- [Directions]:
Extract, exactly as written, each line from the start of the records below to the line containing "ref_price = 666.86", both ends included; drop the pictures.

◆ ◆ ◆ ◆ ◆ ◆ ◆

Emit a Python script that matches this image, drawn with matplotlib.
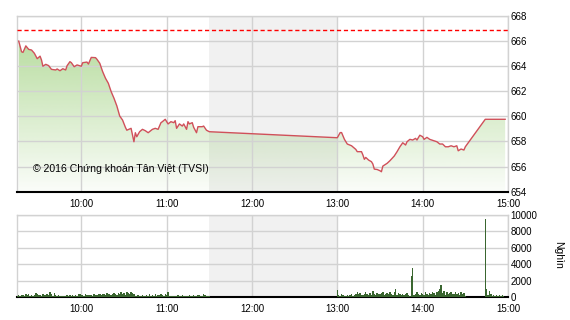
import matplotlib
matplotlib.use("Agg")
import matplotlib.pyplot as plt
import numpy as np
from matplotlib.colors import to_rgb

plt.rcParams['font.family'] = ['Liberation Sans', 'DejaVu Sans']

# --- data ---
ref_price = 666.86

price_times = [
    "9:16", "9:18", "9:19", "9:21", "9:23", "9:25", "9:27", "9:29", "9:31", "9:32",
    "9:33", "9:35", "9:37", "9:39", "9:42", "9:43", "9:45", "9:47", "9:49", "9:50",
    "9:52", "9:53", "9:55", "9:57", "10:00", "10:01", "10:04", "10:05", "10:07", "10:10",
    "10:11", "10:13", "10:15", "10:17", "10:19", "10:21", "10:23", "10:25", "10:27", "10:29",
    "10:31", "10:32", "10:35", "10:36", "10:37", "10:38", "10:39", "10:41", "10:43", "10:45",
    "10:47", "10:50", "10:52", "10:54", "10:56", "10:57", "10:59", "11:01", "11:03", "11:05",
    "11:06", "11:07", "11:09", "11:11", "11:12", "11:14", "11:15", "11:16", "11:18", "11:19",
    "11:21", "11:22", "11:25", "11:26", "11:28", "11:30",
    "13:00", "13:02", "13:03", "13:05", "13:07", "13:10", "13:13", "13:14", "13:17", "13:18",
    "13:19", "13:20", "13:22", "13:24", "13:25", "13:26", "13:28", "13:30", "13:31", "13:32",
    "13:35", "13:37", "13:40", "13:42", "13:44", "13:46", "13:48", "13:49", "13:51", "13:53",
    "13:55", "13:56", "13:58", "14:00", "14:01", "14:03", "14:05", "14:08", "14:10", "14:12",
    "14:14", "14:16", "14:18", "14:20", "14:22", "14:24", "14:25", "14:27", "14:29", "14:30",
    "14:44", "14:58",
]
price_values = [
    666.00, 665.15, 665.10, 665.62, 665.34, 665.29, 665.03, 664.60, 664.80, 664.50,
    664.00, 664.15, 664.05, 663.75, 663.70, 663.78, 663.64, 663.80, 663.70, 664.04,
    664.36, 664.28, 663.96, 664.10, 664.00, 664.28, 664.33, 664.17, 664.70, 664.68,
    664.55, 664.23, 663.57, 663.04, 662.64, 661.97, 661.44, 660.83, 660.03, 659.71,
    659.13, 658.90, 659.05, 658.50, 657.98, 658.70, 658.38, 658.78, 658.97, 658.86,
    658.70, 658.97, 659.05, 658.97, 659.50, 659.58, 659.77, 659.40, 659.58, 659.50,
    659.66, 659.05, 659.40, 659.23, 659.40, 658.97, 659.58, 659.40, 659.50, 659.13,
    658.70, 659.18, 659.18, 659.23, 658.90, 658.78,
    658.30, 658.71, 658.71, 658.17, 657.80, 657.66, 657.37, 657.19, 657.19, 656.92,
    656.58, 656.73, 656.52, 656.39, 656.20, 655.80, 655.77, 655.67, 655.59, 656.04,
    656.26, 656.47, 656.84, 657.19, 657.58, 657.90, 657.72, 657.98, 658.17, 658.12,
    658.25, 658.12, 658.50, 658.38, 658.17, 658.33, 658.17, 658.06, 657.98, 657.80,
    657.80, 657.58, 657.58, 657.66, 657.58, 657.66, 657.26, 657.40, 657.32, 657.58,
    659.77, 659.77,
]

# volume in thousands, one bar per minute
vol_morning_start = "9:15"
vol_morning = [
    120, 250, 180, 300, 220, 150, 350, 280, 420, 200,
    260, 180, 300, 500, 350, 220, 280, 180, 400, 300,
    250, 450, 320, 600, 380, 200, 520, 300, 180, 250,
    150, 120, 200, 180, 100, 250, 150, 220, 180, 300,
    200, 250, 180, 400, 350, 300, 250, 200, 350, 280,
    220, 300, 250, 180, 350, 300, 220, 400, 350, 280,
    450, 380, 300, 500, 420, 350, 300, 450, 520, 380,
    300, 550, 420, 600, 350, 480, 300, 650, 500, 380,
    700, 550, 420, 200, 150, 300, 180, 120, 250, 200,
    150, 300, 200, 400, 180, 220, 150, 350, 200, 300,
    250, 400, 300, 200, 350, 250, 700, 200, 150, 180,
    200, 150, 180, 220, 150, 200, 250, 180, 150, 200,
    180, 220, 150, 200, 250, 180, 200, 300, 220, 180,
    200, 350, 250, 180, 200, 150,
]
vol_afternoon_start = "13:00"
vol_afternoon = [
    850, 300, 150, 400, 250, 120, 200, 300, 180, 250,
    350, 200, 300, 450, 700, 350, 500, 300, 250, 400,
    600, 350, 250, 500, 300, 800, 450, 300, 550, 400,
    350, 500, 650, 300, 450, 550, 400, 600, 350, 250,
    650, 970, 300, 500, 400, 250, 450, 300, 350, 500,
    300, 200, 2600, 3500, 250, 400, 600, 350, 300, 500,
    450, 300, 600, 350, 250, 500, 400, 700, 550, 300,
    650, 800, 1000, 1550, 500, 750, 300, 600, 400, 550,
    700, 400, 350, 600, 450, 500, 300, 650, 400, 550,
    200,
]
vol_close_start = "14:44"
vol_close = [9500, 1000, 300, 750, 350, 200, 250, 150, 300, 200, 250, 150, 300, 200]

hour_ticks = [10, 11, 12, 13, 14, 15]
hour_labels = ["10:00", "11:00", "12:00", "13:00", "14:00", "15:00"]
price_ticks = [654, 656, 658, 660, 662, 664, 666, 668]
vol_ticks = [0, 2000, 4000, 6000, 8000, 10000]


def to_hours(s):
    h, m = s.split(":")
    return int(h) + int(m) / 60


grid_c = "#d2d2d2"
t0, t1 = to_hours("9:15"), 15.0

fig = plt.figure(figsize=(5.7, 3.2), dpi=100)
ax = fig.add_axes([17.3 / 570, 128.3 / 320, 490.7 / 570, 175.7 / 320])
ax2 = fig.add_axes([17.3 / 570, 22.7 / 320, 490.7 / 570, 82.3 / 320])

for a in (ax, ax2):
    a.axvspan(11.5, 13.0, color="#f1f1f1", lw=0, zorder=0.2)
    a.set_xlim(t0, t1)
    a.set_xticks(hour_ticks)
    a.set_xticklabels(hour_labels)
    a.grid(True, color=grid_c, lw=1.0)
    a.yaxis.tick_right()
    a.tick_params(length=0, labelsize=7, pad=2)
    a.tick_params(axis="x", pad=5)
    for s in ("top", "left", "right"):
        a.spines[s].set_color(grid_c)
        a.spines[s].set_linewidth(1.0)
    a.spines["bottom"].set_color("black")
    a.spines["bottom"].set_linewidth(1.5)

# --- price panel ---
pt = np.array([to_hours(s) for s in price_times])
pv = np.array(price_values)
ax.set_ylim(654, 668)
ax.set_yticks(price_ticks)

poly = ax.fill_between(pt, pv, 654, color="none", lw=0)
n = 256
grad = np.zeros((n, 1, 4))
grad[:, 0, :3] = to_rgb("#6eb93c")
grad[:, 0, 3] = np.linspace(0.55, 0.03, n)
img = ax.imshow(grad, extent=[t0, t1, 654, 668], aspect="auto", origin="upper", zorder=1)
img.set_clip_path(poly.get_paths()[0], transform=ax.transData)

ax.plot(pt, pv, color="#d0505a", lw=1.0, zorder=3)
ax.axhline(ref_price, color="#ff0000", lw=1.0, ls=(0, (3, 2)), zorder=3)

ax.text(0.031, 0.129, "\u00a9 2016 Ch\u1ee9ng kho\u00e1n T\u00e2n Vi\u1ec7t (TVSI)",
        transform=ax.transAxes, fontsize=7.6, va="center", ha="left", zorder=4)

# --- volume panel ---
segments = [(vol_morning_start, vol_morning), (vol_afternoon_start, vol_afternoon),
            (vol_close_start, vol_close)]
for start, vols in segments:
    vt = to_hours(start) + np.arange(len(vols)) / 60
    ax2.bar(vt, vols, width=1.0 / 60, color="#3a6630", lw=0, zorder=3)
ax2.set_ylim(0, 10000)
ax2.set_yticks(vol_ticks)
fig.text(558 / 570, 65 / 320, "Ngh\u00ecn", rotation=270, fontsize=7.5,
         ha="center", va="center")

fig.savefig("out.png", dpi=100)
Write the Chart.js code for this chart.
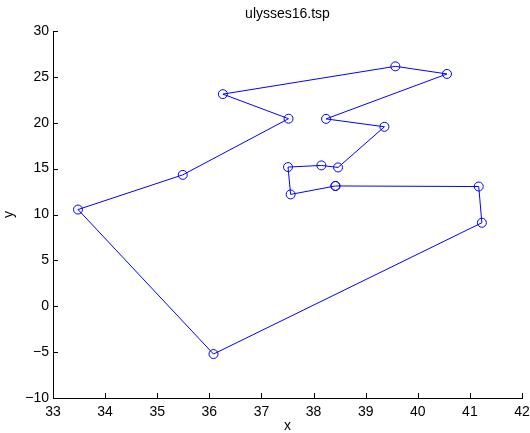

◆ ◆ ◆ ◆ ◆ ◆ ◆

- [Exercise solution]:
Emit a Python script that matches this image, drawn with matplotlib.
import matplotlib
matplotlib.use("Agg")
import matplotlib.pyplot as plt
import numpy as np
from matplotlib.colors import to_rgb

plt.rcParams['font.family'] = ['Liberation Sans', 'DejaVu Sans']

# --- data ---
ref_price = 666.86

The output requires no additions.